** begin Collected material **

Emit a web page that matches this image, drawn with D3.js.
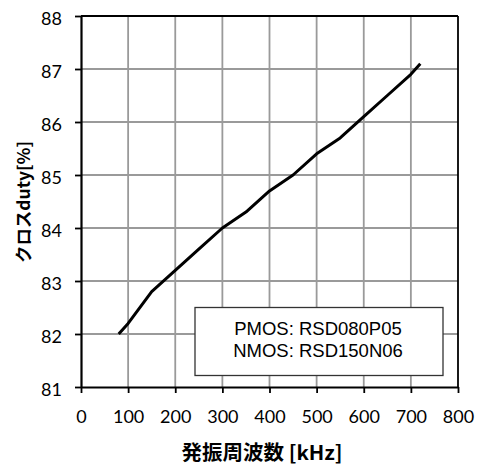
<!DOCTYPE html>
<html>
<head>
<meta charset="utf-8">
<script src="https://cdn.jsdelivr.net/npm/d3@7"></script>
<style>
  html, body { margin: 0; padding: 0; background: #fff; }
  svg { display: block; }
</style>
</head>
<body>
<svg id="chart" width="491" height="466"></svg>
<script>
// Oscillation frequency [kHz] vs. cross duty [%]
const freqKHz = [80, 100, 150, 200, 250, 300, 350, 400, 450, 500, 550, 600, 650, 700, 720];
const crossDuty = [82.0, 82.2, 82.8, 83.2, 83.6, 84.0, 84.3, 84.7, 85.0, 85.4, 85.7, 86.1, 86.5, 86.9, 87.1];
const xTicks = [0, 100, 200, 300, 400, 500, 600, 700, 800];
const yTicks = [81, 82, 83, 84, 85, 86, 87, 88];
const legendLines = ["PMOS: RSD080P05", "NMOS: RSD150N06"];
const xTitle = "発振周波数 [kHz]";
const yTitle = "クロスduty[%]";

const svg = d3.select("#chart");
const plotL = 81, plotR = 458, plotT = 16, plotB = 387;

const x = d3.scaleLinear().domain([0, 800]).range([plotL, plotR]);
const y = d3.scaleLinear().domain([81, 88]).range([plotB, plotT]);

const tickFont = "Lato, 'Open Sans', sans-serif";

// grid
const grid = svg.append("g").attr("stroke", "#9a9a9a").attr("stroke-width", 1.8);
grid.selectAll("line.v").data(xTicks.slice(1, -1)).join("line")
  .attr("class", "v")
  .attr("x1", d => x(d)).attr("x2", d => x(d))
  .attr("y1", plotT).attr("y2", plotB);
grid.selectAll("line.h").data(yTicks.slice(1, -1)).join("line")
  .attr("class", "h")
  .attr("x1", plotL).attr("x2", plotR)
  .attr("y1", d => y(d)).attr("y2", d => y(d));

// frame (top and right)
svg.append("line").attr("x1", plotL).attr("x2", plotR).attr("y1", plotT).attr("y2", plotT)
  .attr("stroke", "#000").attr("stroke-width", 2);
svg.append("line").attr("x1", plotR).attr("x2", plotR).attr("y1", plotT).attr("y2", plotB)
  .attr("stroke", "#000").attr("stroke-width", 1.8);

// axes
const yAxis = svg.append("g").attr("transform", `translate(${plotL},0)`)
  .call(d3.axisLeft(y).tickValues(yTicks).tickFormat(d3.format("d")).tickSize(6).tickSizeOuter(0).tickPadding(13));
const xAxis = svg.append("g").attr("transform", `translate(0,${plotB})`)
  .call(d3.axisBottom(x).tickValues(xTicks).tickFormat(d3.format("d")).tickSize(6).tickSizeOuter(0).tickPadding(17));

[yAxis, xAxis].forEach(g => {
  g.select(".domain").attr("stroke", "#000").attr("stroke-width", 2.2);
  g.selectAll(".tick line").attr("stroke", "#000").attr("stroke-width", 1.8);
  g.selectAll(".tick text").attr("fill", "#000")
    .style("font-family", tickFont).style("font-size", "18px");
});
yAxis.selectAll(".tick text").attr("dy", "0.45em");

// data line
svg.append("path")
  .datum(freqKHz.map((f, i) => [f, crossDuty[i]]))
  .attr("fill", "none").attr("stroke", "#000").attr("stroke-width", 3)
  .attr("stroke-linejoin", "round")
  .attr("d", d3.line().x(d => x(d[0])).y(d => y(d[1])));

// legend box
const lg = svg.append("g");
lg.append("rect").attr("x", 195).attr("y", 307.5).attr("width", 248).attr("height", 68)
  .attr("fill", "#fff").attr("stroke", "#333").attr("stroke-width", 1.3);
lg.selectAll("text").data(legendLines).join("text")
  .attr("x", 318).attr("y", (d, i) => 335 + i * 21.7)
  .attr("text-anchor", "middle")
  .style("font-family", "'Liberation Sans', Arial, sans-serif").style("font-size", "18.5px")
  .attr("fill", "#000").text(d => d);

// axis titles
svg.append("text").attr("x", 262).attr("y", 460).attr("text-anchor", "middle")
  .attr("textLength", 161).attr("lengthAdjust", "spacingAndGlyphs")
  .style("font-family", "'Noto Sans CJK JP', sans-serif").style("font-size", "20px")
  .style("font-weight", "bold").attr("fill", "#000").text(xTitle);

svg.append("text").attr("transform", "translate(30,202) rotate(-90)").attr("text-anchor", "middle")
  .attr("textLength", 122).attr("lengthAdjust", "spacingAndGlyphs")
  .style("font-family", "'Noto Sans CJK JP', sans-serif").style("font-size", "17px")
  .style("font-weight", "bold").attr("fill", "#000").text(yTitle);
</script>
</body>
</html>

** end Collected material **

Aim =
Omit the pictures and output all of the other material exactly.

Exercise solution =
Emit a web page that matches this image, drawn with D3.js.
<!DOCTYPE html>
<html>
<head>
<meta charset="utf-8">
<script src="https://cdn.jsdelivr.net/npm/d3@7"></script>
<style>
  html, body { margin: 0; padding: 0; background: #fff; }
  svg { display: block; }
</style>
</head>
<body>
<svg id="chart" width="491" height="466"></svg>
<script>
// Oscillation frequency [kHz] vs. cross duty [%]
const freqKHz = [80, 100, 150, 200, 250, 300, 350, 400, 450, 500, 550, 600, 650, 700, 720];
const crossDuty = [82.0, 82.2, 82.8, 83.2, 83.6, 84.0, 84.3, 84.7, 85.0, 85.4, 85.7, 86.1, 86.5, 86.9, 87.1];
const xTicks = [0, 100, 200, 300, 400, 500, 600, 700, 800];
const yTicks = [81, 82, 83, 84, 85, 86, 87, 88];
const legendLines = ["PMOS: RSD080P05", "NMOS: RSD150N06"];
const xTitle = "発振周波数 [kHz]";
const yTitle = "クロスduty[%]";

const svg = d3.select("#chart");
const plotL = 81, plotR = 458, plotT = 16, plotB = 387;

const x = d3.scaleLinear().domain([0, 800]).range([plotL, plotR]);
const y = d3.scaleLinear().domain([81, 88]).range([plotB, plotT]);

const tickFont = "Lato, 'Open Sans', sans-serif";

// grid
const grid = svg.append("g").attr("stroke", "#9a9a9a").attr("stroke-width", 1.8);
grid.selectAll("line.v").data(xTicks.slice(1, -1)).join("line")
  .attr("class", "v")
  .attr("x1", d => x(d)).attr("x2", d => x(d))
  .attr("y1", plotT).attr("y2", plotB);
grid.selectAll("line.h").data(yTicks.slice(1, -1)).join("line")
  .attr("class", "h")
  .attr("x1", plotL).attr("x2", plotR)
  .attr("y1", d => y(d)).attr("y2", d => y(d));

// frame (top and right)
svg.append("line").attr("x1", plotL).attr("x2", plotR).attr("y1", plotT).attr("y2", plotT)
  .attr("stroke", "#000").attr("stroke-width", 2);
svg.append("line").attr("x1", plotR).attr("x2", plotR).attr("y1", plotT).attr("y2", plotB)
  .attr("stroke", "#000").attr("stroke-width", 1.8);

// axes
const yAxis = svg.append("g").attr("transform", `translate(${plotL},0)`)
  .call(d3.axisLeft(y).tickValues(yTicks).tickFormat(d3.format("d")).tickSize(6).tickSizeOuter(0).tickPadding(13));
const xAxis = svg.append("g").attr("transform", `translate(0,${plotB})`)
  .call(d3.axisBottom(x).tickValues(xTicks).tickFormat(d3.format("d")).tickSize(6).tickSizeOuter(0).tickPadding(17));

[yAxis, xAxis].forEach(g => {
  g.select(".domain").attr("stroke", "#000").attr("stroke-width", 2.2);
  g.selectAll(".tick line").attr("stroke", "#000").attr("stroke-width", 1.8);
  g.selectAll(".tick text").attr("fill", "#000")
    .style("font-family", tickFont).style("font-size", "18px");
});
yAxis.selectAll(".tick text").attr("dy", "0.45em");

// data line
svg.append("path")
  .datum(freqKHz.map((f, i) => [f, crossDuty[i]]))
  .attr("fill", "none").attr("stroke", "#000").attr("stroke-width", 3)
  .attr("stroke-linejoin", "round")
  .attr("d", d3.line().x(d => x(d[0])).y(d => y(d[1])));

// legend box
const lg = svg.append("g");
lg.append("rect").attr("x", 195).attr("y", 307.5).attr("width", 248).attr("height", 68)
  .attr("fill", "#fff").attr("stroke", "#333").attr("stroke-width", 1.3);
lg.selectAll("text").data(legendLines).join("text")
  .attr("x", 318).attr("y", (d, i) => 335 + i * 21.7)
  .attr("text-anchor", "middle")
  .style("font-family", "'Liberation Sans', Arial, sans-serif").style("font-size", "18.5px")
  .attr("fill", "#000").text(d => d);

// axis titles
svg.append("text").attr("x", 262).attr("y", 460).attr("text-anchor", "middle")
  .attr("textLength", 161).attr("lengthAdjust", "spacingAndGlyphs")
  .style("font-family", "'Noto Sans CJK JP', sans-serif").style("font-size", "20px")
  .style("font-weight", "bold").attr("fill", "#000").text(xTitle);

svg.append("text").attr("transform", "translate(30,202) rotate(-90)").attr("text-anchor", "middle")
  .attr("textLength", 122).attr("lengthAdjust", "spacingAndGlyphs")
  .style("font-family", "'Noto Sans CJK JP', sans-serif").style("font-size", "17px")
  .style("font-weight", "bold").attr("fill", "#000").text(yTitle);
</script>
</body>
</html>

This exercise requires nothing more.